How can I be arguing both sides of the case?
For those who know me, they know that I can easily argue both sides of a case if I want to but, in this case, both cases are true.
Well, there is little competition in banking because the barriers to entry are so high. To open a new bank, you need massive amounts of capital and all executive directors to be approved by the regulatory authority after a significant vetting process.
This makes it hard to open a new bank and is the reason why Metro Bank, who opened doors in 2010, was the first new bank in Britain for over a hundred years.
So there is no competition in banking as licences are hard to gain and barriers to entry are too high.
However, once you’re inside the bank network, there is plenty of competition.
The argument yesterday was over the fact that there is no competition in banking as RBS and Halifax are raising interest rates on mortgages, and their poor wee customers have nowhere else to go.
To an extent this may be true.
Customers who got great mortgage deals in the past are finding it harder to switch mortgage providers as loose lending policies have been tightened.
Therefore, Joe Shmo who signed up for a five times salary mortgage on a self-certification of income may be in trouble today.
Most banks are trying to be sympathetic to these folks, but they will probably be stuck with their existing provider for the foreseeable future.
That doesn’t mean there is no competition out there.
Santander entered the UK markets in 2004 with the acquisition of Abbey, and is now the second largest mortgage lender in Britain, with near 18% market share of mortgage lending.

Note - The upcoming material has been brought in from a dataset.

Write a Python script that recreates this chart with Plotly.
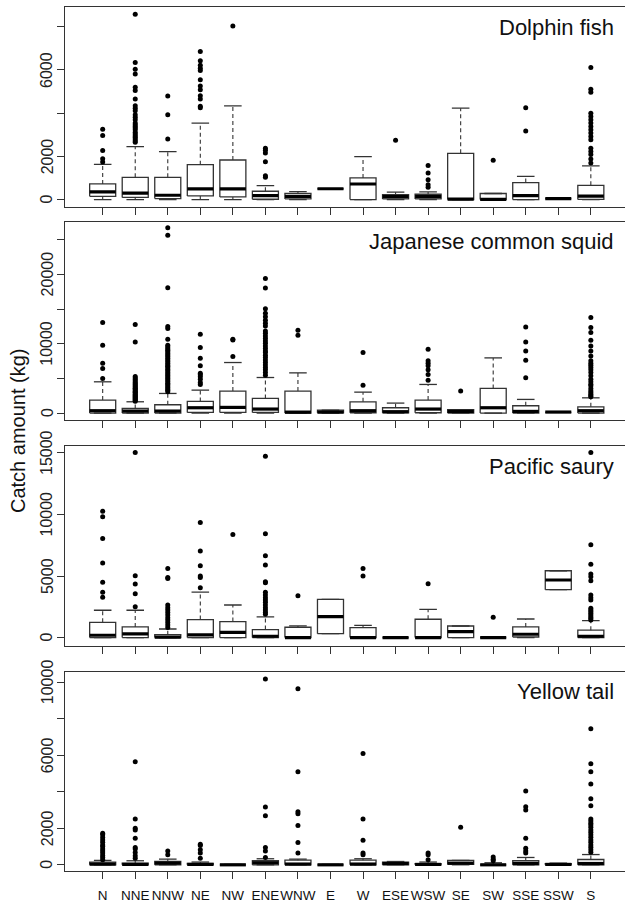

Interestingly, like RBS and Halifax, Santander is only increasing rates due to inter-bank lending rates via LIBOR being higher. Unlike RBS and Halifax, Santander is not increasing rates for existing borrowers but only new borrowers though.
This shows that there is competition, but it’s rates-based.
In fact, most industry competitiveness is based upon interbank competition using interest rate churn to attract new customer.
That’s because most interbank competition is between banks, rather than new entrants with new business models for the reasons given upfront.
Hmmm … and now, thanks to Vickers and other changes afoot, there are new entrants with new business models.
I mentioned Metro, who is now on their tenth branch opening.
There’s Virgin Money, who are also rapidly rebranding Northern Rock’s “good bank” in their own style and with a promise to overhaul the bank models.
There’s Co-operative Bank, expanding its footprint by 632 branches thanks to the purchase of Lloyds Bank’s overflow business that had to be sold under EU competitiveness rules.
There is competition in banking.
It’s just not particularly innovative competition.
But there are also other entrants who have shaken up the fringes of banking.
Zopa’s just about to celebrate its seventh birthday – the P2P financing site opened in April 2005 – with impressive growth figures of recent times:
Zopa's total lending:
2011 £ 57.1 million
2010 £48.1 million
2009 £31.3 million
2008 £10.3 million
2007 £6.3 million
In fact, Zopa’s market share is now a good 2% of all retail lending. Not bad for a start-up new entrant without a banking licence.
We’ve also seen the rise of other new entrants, like payday loan firm Wonga and more.
There’s also massive competition in the credit card markets, and always has been.
And the fact that I can name several firms – HSBC, Barclays, RBS, Lloyds, Santander, Nationwide, Co-operative, Yorkshire, Clydesdale, Virgin, Metro, Zopa, Wonga and more – as a competitors in the UK retail finance markets means that there is competition.
So we may not like the fact that it’s hard to compete in banking, but to say there is no competition at all is a misnomer.
It’s just that the competition is not as easy as in other industries.
But then that’s not true either.
Trying to break into other industries as a new entrant isn’t easy.
It took Apple three decades to break Microsoft’s stranglehold of the operating systems markets, and they still haven’t achieved a true break of that monopoly.
No-one appears to be able to assail Google’s dominance of search, even Microsoft with Bing has failed in that space.
There may be several airlines in the UK – BMI, Virgin, Ryanair and Easyjet – but British Airways still has a dominance that is hard to break.
In the car manufacturing space, Britain no longer has any players and each car category is pretty well dominated by a few players.
Even Virgin failed to break the soft drinks market where Coca-Cola is still the out-and-out #1.
All in all, I feel my original commentary about zero competition in banking is fair but untrue.
There is competition in banking.
It’s just very restricted, focused upon interest rate churn, organised as an industry movement that ensures all firms operate the same way, and makes it hard for any start-up to gain any foothold.
Sounds like most markets if you ask me.